Task details >> Look below for the line with "Clone this chart in Plotly.js.", then repeat it and all lines after it, exactly, minus any pictures.

---------------

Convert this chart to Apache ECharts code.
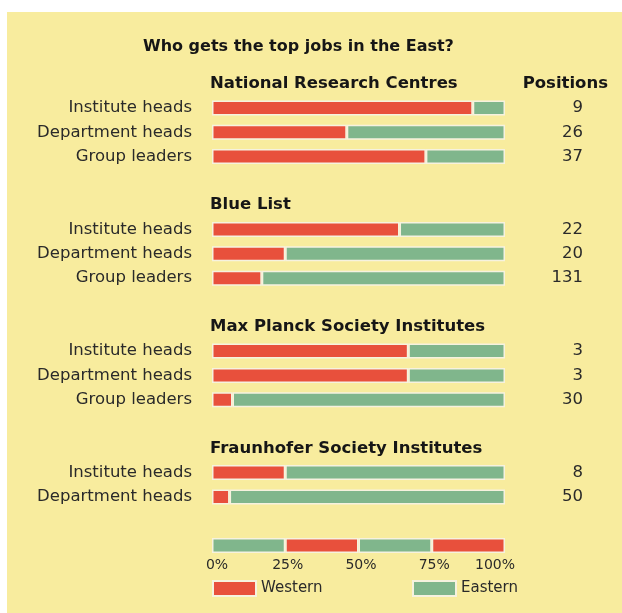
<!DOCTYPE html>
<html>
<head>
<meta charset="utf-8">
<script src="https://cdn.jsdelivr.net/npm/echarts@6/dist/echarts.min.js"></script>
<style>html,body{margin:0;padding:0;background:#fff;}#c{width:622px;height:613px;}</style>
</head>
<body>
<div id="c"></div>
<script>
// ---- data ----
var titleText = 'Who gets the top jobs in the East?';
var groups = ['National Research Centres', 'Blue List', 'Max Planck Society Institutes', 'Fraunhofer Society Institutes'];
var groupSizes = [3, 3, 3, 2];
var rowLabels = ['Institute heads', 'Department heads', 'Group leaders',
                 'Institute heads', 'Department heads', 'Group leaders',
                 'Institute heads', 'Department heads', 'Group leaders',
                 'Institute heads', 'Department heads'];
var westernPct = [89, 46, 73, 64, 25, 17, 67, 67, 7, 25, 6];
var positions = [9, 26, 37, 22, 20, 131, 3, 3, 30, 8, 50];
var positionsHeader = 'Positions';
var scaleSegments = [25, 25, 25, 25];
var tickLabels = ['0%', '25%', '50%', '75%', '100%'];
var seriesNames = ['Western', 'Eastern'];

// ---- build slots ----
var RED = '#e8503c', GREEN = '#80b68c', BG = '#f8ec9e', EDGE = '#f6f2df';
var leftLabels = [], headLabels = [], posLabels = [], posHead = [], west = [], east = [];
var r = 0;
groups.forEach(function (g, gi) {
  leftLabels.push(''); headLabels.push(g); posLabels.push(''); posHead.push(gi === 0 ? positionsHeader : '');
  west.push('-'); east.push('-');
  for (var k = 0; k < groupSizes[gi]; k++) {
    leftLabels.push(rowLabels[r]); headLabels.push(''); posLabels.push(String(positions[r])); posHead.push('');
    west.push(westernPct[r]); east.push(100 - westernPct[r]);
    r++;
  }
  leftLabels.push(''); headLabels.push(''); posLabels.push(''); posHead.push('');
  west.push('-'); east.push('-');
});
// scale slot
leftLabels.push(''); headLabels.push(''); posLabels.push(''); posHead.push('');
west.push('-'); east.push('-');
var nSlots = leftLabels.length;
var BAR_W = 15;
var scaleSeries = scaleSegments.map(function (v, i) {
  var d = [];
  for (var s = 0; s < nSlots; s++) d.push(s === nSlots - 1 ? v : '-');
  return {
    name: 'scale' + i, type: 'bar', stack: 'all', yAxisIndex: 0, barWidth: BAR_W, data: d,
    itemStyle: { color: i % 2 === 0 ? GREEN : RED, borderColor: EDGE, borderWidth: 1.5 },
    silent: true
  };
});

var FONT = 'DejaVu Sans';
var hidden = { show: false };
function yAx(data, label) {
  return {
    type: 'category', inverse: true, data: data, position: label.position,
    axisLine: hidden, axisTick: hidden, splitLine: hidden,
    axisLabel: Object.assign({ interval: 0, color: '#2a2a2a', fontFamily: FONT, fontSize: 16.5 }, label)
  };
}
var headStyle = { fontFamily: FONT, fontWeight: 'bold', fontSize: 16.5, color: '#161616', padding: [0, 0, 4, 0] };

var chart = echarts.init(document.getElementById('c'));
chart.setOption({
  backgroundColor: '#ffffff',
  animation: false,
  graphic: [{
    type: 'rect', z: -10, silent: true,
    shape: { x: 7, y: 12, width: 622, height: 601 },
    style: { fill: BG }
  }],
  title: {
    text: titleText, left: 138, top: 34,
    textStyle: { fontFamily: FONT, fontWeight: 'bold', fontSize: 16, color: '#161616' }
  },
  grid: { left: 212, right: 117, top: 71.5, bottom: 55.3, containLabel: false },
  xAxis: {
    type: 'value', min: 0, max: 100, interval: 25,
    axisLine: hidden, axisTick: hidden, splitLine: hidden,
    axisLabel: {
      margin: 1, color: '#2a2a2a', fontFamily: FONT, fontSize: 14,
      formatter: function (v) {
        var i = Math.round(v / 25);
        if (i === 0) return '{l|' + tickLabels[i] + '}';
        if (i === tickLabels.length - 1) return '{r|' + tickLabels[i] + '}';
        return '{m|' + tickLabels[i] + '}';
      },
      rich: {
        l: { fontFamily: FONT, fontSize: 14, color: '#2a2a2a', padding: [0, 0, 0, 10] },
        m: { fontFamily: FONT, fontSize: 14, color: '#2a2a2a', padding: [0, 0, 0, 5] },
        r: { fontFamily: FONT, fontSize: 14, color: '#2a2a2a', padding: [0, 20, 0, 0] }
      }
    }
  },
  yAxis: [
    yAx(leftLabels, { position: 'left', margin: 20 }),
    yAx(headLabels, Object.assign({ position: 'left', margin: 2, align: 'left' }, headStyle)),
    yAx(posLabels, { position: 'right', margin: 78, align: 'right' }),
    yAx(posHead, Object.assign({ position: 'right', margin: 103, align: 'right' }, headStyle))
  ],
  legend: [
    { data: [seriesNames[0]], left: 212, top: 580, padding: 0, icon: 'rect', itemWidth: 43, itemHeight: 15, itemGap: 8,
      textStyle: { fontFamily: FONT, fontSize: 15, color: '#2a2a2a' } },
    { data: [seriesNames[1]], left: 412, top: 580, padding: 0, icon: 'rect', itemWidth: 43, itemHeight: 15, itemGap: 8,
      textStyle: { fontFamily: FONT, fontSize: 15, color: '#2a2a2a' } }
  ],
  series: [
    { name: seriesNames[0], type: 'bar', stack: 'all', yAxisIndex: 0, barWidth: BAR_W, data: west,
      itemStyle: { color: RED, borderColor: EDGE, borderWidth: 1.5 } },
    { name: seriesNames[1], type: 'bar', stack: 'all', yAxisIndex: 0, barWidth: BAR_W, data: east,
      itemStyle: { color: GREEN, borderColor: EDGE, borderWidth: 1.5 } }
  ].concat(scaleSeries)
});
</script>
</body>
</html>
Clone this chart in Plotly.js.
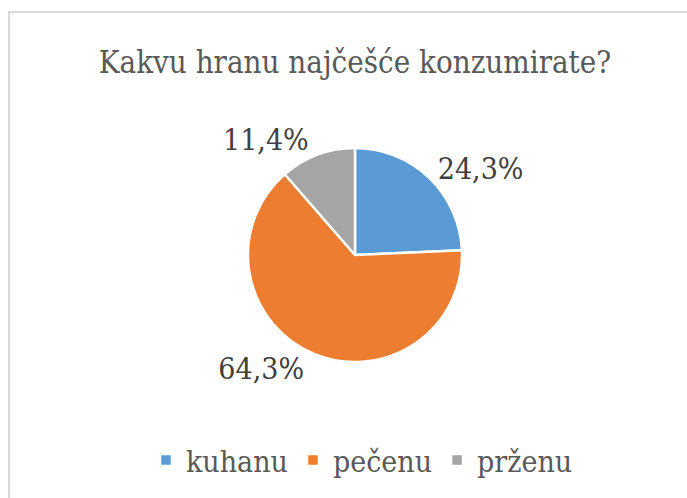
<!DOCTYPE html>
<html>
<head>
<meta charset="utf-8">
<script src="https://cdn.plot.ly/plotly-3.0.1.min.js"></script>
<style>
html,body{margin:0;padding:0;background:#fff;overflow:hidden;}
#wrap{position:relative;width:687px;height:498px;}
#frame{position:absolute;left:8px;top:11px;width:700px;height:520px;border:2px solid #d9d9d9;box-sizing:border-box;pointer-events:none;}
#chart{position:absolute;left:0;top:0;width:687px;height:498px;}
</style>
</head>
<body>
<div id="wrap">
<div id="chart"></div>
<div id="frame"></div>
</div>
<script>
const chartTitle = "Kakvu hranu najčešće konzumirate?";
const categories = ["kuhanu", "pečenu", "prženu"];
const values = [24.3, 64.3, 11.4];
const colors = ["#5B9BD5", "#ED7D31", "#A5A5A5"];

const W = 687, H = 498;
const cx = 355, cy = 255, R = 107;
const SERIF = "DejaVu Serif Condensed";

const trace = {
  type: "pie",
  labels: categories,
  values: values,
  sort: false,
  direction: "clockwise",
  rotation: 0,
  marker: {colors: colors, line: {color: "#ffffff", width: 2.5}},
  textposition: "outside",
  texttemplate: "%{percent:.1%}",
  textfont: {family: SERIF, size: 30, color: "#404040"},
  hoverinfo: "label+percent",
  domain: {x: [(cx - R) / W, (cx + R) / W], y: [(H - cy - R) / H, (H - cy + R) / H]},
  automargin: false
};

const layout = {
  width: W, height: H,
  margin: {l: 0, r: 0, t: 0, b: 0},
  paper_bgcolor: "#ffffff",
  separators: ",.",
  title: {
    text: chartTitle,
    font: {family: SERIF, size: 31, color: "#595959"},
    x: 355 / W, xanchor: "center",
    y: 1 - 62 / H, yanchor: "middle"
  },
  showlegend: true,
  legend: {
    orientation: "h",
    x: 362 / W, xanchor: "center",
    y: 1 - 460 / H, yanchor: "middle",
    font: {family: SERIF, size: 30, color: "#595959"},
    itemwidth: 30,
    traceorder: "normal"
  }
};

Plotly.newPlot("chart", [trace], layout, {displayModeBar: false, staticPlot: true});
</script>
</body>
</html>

---------------

Exercise answer >>
Clone this chart in Plotly.js.
<!DOCTYPE html>
<html>
<head>
<meta charset="utf-8">
<script src="https://cdn.plot.ly/plotly-3.0.1.min.js"></script>
<style>
html,body{margin:0;padding:0;background:#fff;overflow:hidden;}
#wrap{position:relative;width:687px;height:498px;}
#frame{position:absolute;left:8px;top:11px;width:700px;height:520px;border:2px solid #d9d9d9;box-sizing:border-box;pointer-events:none;}
#chart{position:absolute;left:0;top:0;width:687px;height:498px;}
</style>
</head>
<body>
<div id="wrap">
<div id="chart"></div>
<div id="frame"></div>
</div>
<script>
const chartTitle = "Kakvu hranu najčešće konzumirate?";
const categories = ["kuhanu", "pečenu", "prženu"];
const values = [24.3, 64.3, 11.4];
const colors = ["#5B9BD5", "#ED7D31", "#A5A5A5"];

const W = 687, H = 498;
const cx = 355, cy = 255, R = 107;
const SERIF = "DejaVu Serif Condensed";

const trace = {
  type: "pie",
  labels: categories,
  values: values,
  sort: false,
  direction: "clockwise",
  rotation: 0,
  marker: {colors: colors, line: {color: "#ffffff", width: 2.5}},
  textposition: "outside",
  texttemplate: "%{percent:.1%}",
  textfont: {family: SERIF, size: 30, color: "#404040"},
  hoverinfo: "label+percent",
  domain: {x: [(cx - R) / W, (cx + R) / W], y: [(H - cy - R) / H, (H - cy + R) / H]},
  automargin: false
};

const layout = {
  width: W, height: H,
  margin: {l: 0, r: 0, t: 0, b: 0},
  paper_bgcolor: "#ffffff",
  separators: ",.",
  title: {
    text: chartTitle,
    font: {family: SERIF, size: 31, color: "#595959"},
    x: 355 / W, xanchor: "center",
    y: 1 - 62 / H, yanchor: "middle"
  },
  showlegend: true,
  legend: {
    orientation: "h",
    x: 362 / W, xanchor: "center",
    y: 1 - 460 / H, yanchor: "middle",
    font: {family: SERIF, size: 30, color: "#595959"},
    itemwidth: 30,
    traceorder: "normal"
  }
};

Plotly.newPlot("chart", [trace], layout, {displayModeBar: false, staticPlot: true});
</script>
</body>
</html>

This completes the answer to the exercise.